The purchase of a bank by a credit union is a cash transaction where a merger of banks could be accomplished under a pooling of interests approach. Credit unions frequently pay a premium to acquire a bank due to the tax status of the all-cash purchase.

“In a recent transaction, a credit union paid 118% of the bank’s closing share price the date the acquisition was announced, a premium, which helped make up for the taxes that resulted from the all-cash purchase,” Moreno said.

At acquisition by a credit union, if a bank executive has a guaranteed compensation or a retirement benefit payment promised from the bank, the executive is taxed on the present value of any remaining payments in an upfront lump sum which will likely result in the executive being taxed at a higher rate than expected over the long term. Further, a significant tax payment is often required shortly following the acquisition.

 

Are you prepared for change of control?

If your credit union is considering a bank acquisition, it’s important to collect all the data about SERPs, retirement contracts and deferred compensation plans. This is where the expertise of an advisor well versed in both types of entity is invaluable.

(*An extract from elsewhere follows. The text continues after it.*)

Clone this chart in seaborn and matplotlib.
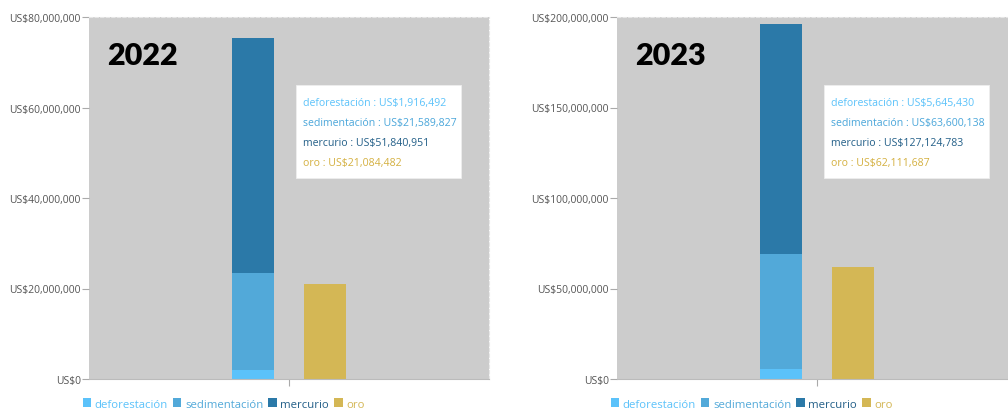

Newcleus is in the unique position of maintaining a client base that includes 750 credit unions and community banks. If your credit union is considering acquiring a bank there’s a one in five chance that the bank you are evaluating is already a Newcleus client.

The benefits an experienced advisor can provide include:

  1. deep knowledge and significant depth of understanding on both sides of the transaction
  2. familiarity with deferred compensation plans for both banks and credit unions and perspective on existing plans and how they can or can’t transfer
  3. knowing the math and where the deferred comp plans and payout structure don’t fit the acquiring credit union’s regulatory model
  4. providing recommendations for plan amendments to ease the transition from bank to credit union
  5. helping the acquiring credit union understand how the bank has structured its deferred comp and BOLI
  6. understanding how compensation regulations will affect the acquisition’s complexity

Moreno has found that community banks and credit unions have a lot in common – together they hold about 40% of the deposits in the US – when competing for retail and commercial business.

The Credit Union Times reports that, “There are several trends keeping some financial institutions in the exploratory stage for now. However, conversations are happening across the industry even if immediate action isn’t always taken.” The report goes on to say, “Uncertainty in the economic and regulatory environment, more competition from non-financial services providers, as well as the increasing complexity of transactions are causing some Boards and executives to proceed with caution.”

As the banking industry evolves, both credit unions and community banks are continually exploring ways to best deliver banking services to their customers and members. As acquisitions continue, using the right guidance and analysis, attractive deferred compensation plans and retirement packages can be structured to retain talented executives and bridge both the bank and credit union regulatory structure.